Raw records:
====

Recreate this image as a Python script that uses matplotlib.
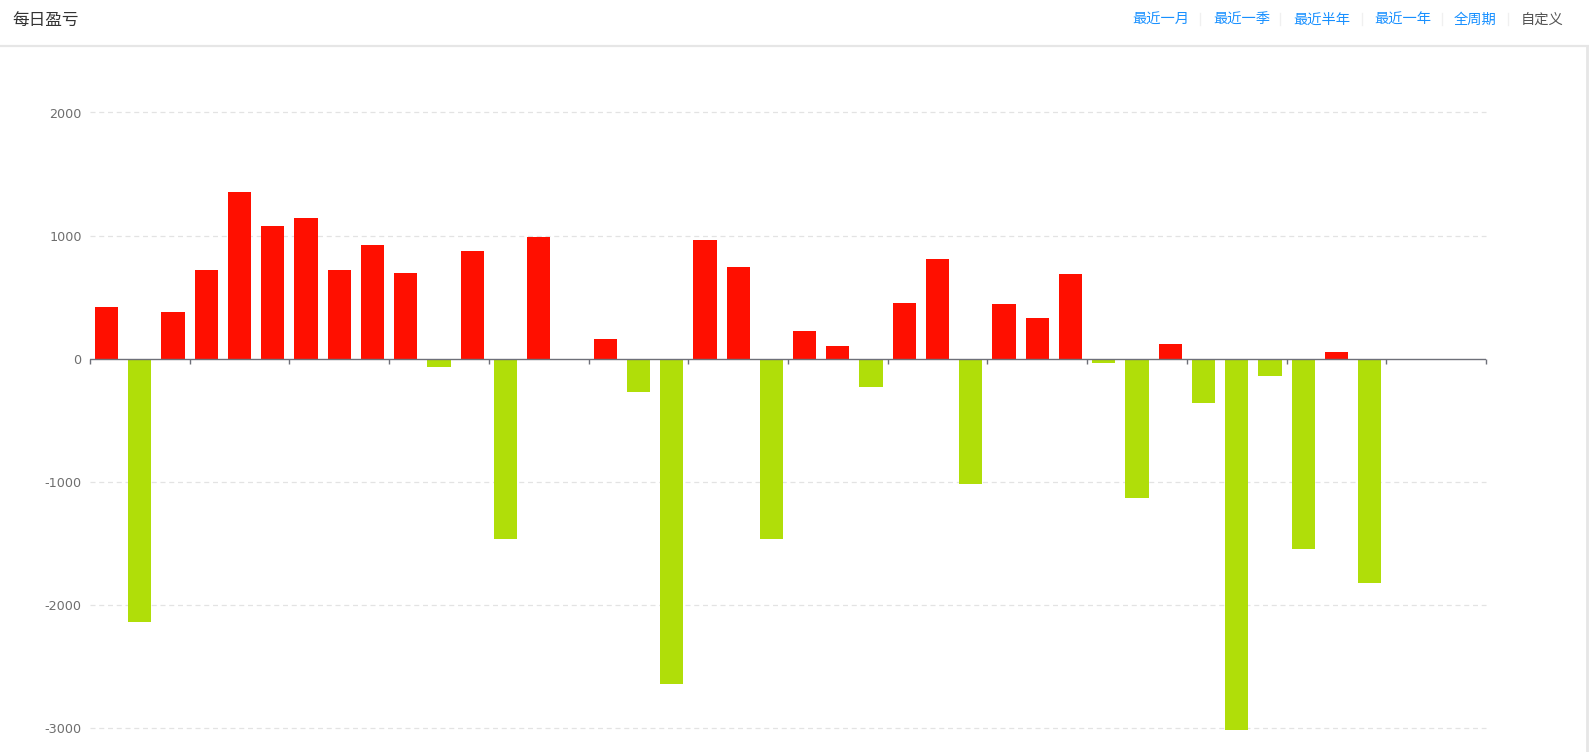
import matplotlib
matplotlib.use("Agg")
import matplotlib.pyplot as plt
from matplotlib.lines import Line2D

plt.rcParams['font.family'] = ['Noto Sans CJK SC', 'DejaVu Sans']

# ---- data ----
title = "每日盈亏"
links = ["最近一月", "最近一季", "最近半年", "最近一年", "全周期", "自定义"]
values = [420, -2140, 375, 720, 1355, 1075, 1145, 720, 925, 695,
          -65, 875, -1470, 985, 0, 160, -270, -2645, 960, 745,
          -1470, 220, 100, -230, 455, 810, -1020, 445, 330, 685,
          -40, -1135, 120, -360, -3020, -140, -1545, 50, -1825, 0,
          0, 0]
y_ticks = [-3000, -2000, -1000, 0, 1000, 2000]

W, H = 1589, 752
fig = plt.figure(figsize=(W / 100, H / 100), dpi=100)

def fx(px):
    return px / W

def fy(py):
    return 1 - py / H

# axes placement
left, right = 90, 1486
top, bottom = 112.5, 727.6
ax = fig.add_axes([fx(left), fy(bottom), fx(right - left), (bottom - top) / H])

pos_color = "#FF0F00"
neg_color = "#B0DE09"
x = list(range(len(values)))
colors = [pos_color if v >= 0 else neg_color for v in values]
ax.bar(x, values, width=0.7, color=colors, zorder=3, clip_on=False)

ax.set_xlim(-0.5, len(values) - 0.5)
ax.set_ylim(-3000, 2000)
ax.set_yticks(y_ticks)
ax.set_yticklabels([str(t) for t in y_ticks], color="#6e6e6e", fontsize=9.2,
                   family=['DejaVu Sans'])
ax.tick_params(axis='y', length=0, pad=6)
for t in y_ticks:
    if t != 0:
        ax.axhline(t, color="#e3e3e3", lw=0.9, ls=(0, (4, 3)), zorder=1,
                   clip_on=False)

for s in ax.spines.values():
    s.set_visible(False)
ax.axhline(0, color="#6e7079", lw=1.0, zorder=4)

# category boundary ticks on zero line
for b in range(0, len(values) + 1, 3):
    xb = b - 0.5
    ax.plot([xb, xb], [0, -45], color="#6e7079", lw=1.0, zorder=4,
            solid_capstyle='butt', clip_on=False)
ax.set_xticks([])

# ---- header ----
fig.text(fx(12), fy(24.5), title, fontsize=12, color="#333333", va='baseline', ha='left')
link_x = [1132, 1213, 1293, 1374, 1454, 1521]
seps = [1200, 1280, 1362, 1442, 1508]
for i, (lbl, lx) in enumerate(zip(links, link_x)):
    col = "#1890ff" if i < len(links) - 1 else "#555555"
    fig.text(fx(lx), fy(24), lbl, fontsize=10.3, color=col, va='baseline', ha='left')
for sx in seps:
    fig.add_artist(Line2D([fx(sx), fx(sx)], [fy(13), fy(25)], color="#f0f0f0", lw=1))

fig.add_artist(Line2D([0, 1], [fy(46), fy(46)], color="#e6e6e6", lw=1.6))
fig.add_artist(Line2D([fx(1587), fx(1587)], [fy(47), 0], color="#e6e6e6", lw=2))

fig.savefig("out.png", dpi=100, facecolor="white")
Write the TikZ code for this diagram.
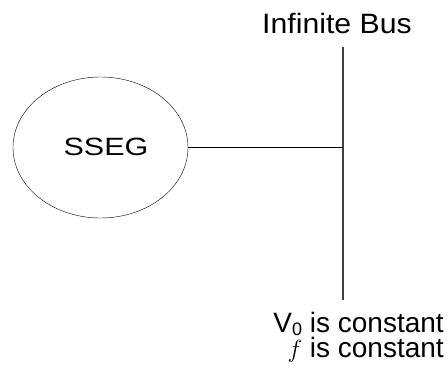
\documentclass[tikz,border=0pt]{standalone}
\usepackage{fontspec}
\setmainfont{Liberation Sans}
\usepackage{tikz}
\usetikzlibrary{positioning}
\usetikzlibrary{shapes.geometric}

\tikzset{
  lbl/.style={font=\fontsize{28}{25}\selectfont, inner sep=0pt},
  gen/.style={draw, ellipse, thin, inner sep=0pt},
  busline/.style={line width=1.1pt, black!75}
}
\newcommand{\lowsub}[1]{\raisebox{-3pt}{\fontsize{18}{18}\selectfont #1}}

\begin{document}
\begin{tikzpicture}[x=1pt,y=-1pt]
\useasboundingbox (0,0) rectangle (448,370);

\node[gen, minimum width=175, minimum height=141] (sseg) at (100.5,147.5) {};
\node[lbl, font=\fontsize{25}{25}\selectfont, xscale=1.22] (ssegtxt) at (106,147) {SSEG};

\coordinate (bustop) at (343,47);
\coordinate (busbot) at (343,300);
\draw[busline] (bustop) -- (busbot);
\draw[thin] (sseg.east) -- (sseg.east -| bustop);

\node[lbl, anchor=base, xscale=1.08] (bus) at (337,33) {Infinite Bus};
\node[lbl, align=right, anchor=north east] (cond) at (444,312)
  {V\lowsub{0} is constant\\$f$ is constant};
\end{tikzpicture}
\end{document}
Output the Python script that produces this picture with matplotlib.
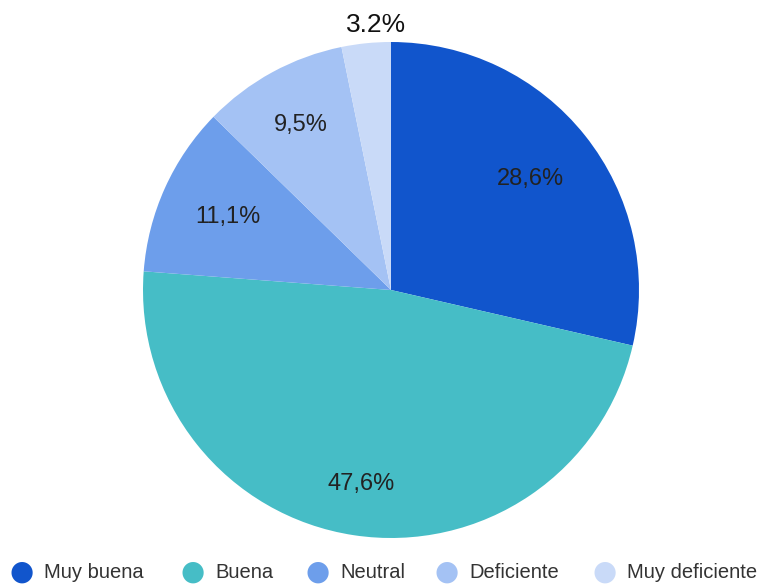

====

Written exercise:
The pictures should not appear in the copy; every other part of the records above must be returned exactly.

In response:
Recreate this image as a Python script that uses matplotlib.
import matplotlib
matplotlib.use("Agg")
import matplotlib.pyplot as plt
from matplotlib.lines import Line2D

plt.rcParams['font.family'] = ['Noto Sans CJK SC', 'DejaVu Sans']

# ---- data ----
title = "每日盈亏"
links = ["最近一月", "最近一季", "最近半年", "最近一年", "全周期", "自定义"]
values = [420, -2140, 375, 720, 1355, 1075, 1145, 720, 925, 695,
          -65, 875, -1470, 985, 0, 160, -270, -2645, 960, 745,
          -1470, 220, 100, -230, 455, 810, -1020, 445, 330, 685,
          -40, -1135, 120, -360, -3020, -140, -1545, 50, -1825, 0,
          0, 0]
y_ticks = [-3000, -2000, -1000, 0, 1000, 2000]

W, H = 1589, 752
fig = plt.figure(figsize=(W / 100, H / 100), dpi=100)

def fx(px):
    return px / W

def fy(py):
    return 1 - py / H

# axes placement
left, right = 90, 1486
top, bottom = 112.5, 727.6
ax = fig.add_axes([fx(left), fy(bottom), fx(right - left), (bottom - top) / H])

pos_color = "#FF0F00"
neg_color = "#B0DE09"
x = list(range(len(values)))
colors = [pos_color if v >= 0 else neg_color for v in values]
ax.bar(x, values, width=0.7, color=colors, zorder=3, clip_on=False)

ax.set_xlim(-0.5, len(values) - 0.5)
ax.set_ylim(-3000, 2000)
ax.set_yticks(y_ticks)
ax.set_yticklabels([str(t) for t in y_ticks], color="#6e6e6e", fontsize=9.2,
                   family=['DejaVu Sans'])
ax.tick_params(axis='y', length=0, pad=6)
for t in y_ticks:
    if t != 0:
        ax.axhline(t, color="#e3e3e3", lw=0.9, ls=(0, (4, 3)), zorder=1,
                   clip_on=False)

for s in ax.spines.values():
    s.set_visible(False)
ax.axhline(0, color="#6e7079", lw=1.0, zorder=4)

# category boundary ticks on zero line
for b in range(0, len(values) + 1, 3):
    xb = b - 0.5
    ax.plot([xb, xb], [0, -45], color="#6e7079", lw=1.0, zorder=4,
            solid_capstyle='butt', clip_on=False)
ax.set_xticks([])

# ---- header ----
fig.text(fx(12), fy(24.5), title, fontsize=12, color="#333333", va='baseline', ha='left')
link_x = [1132, 1213, 1293, 1374, 1454, 1521]
seps = [1200, 1280, 1362, 1442, 1508]
for i, (lbl, lx) in enumerate(zip(links, link_x)):
    col = "#1890ff" if i < len(links) - 1 else "#555555"
    fig.text(fx(lx), fy(24), lbl, fontsize=10.3, color=col, va='baseline', ha='left')
for sx in seps:
    fig.add_artist(Line2D([fx(sx), fx(sx)], [fy(13), fy(25)], color="#f0f0f0", lw=1))

fig.add_artist(Line2D([0, 1], [fy(46), fy(46)], color="#e6e6e6", lw=1.6))
fig.add_artist(Line2D([fx(1587), fx(1587)], [fy(47), 0], color="#e6e6e6", lw=2))

fig.savefig("out.png", dpi=100, facecolor="white")
Write the TikZ code for this diagram.
\documentclass[tikz,border=0pt]{standalone}
\usepackage{fontspec}
\setmainfont{Liberation Sans}
\usepackage{tikz}
\usetikzlibrary{positioning}
\usetikzlibrary{shapes.geometric}

\tikzset{
  lbl/.style={font=\fontsize{28}{25}\selectfont, inner sep=0pt},
  gen/.style={draw, ellipse, thin, inner sep=0pt},
  busline/.style={line width=1.1pt, black!75}
}
\newcommand{\lowsub}[1]{\raisebox{-3pt}{\fontsize{18}{18}\selectfont #1}}

\begin{document}
\begin{tikzpicture}[x=1pt,y=-1pt]
\useasboundingbox (0,0) rectangle (448,370);

\node[gen, minimum width=175, minimum height=141] (sseg) at (100.5,147.5) {};
\node[lbl, font=\fontsize{25}{25}\selectfont, xscale=1.22] (ssegtxt) at (106,147) {SSEG};

\coordinate (bustop) at (343,47);
\coordinate (busbot) at (343,300);
\draw[busline] (bustop) -- (busbot);
\draw[thin] (sseg.east) -- (sseg.east -| bustop);

\node[lbl, anchor=base, xscale=1.08] (bus) at (337,33) {Infinite Bus};
\node[lbl, align=right, anchor=north east] (cond) at (444,312)
  {V\lowsub{0} is constant\\$f$ is constant};
\end{tikzpicture}
\end{document}
Output the Python script that produces this picture with matplotlib.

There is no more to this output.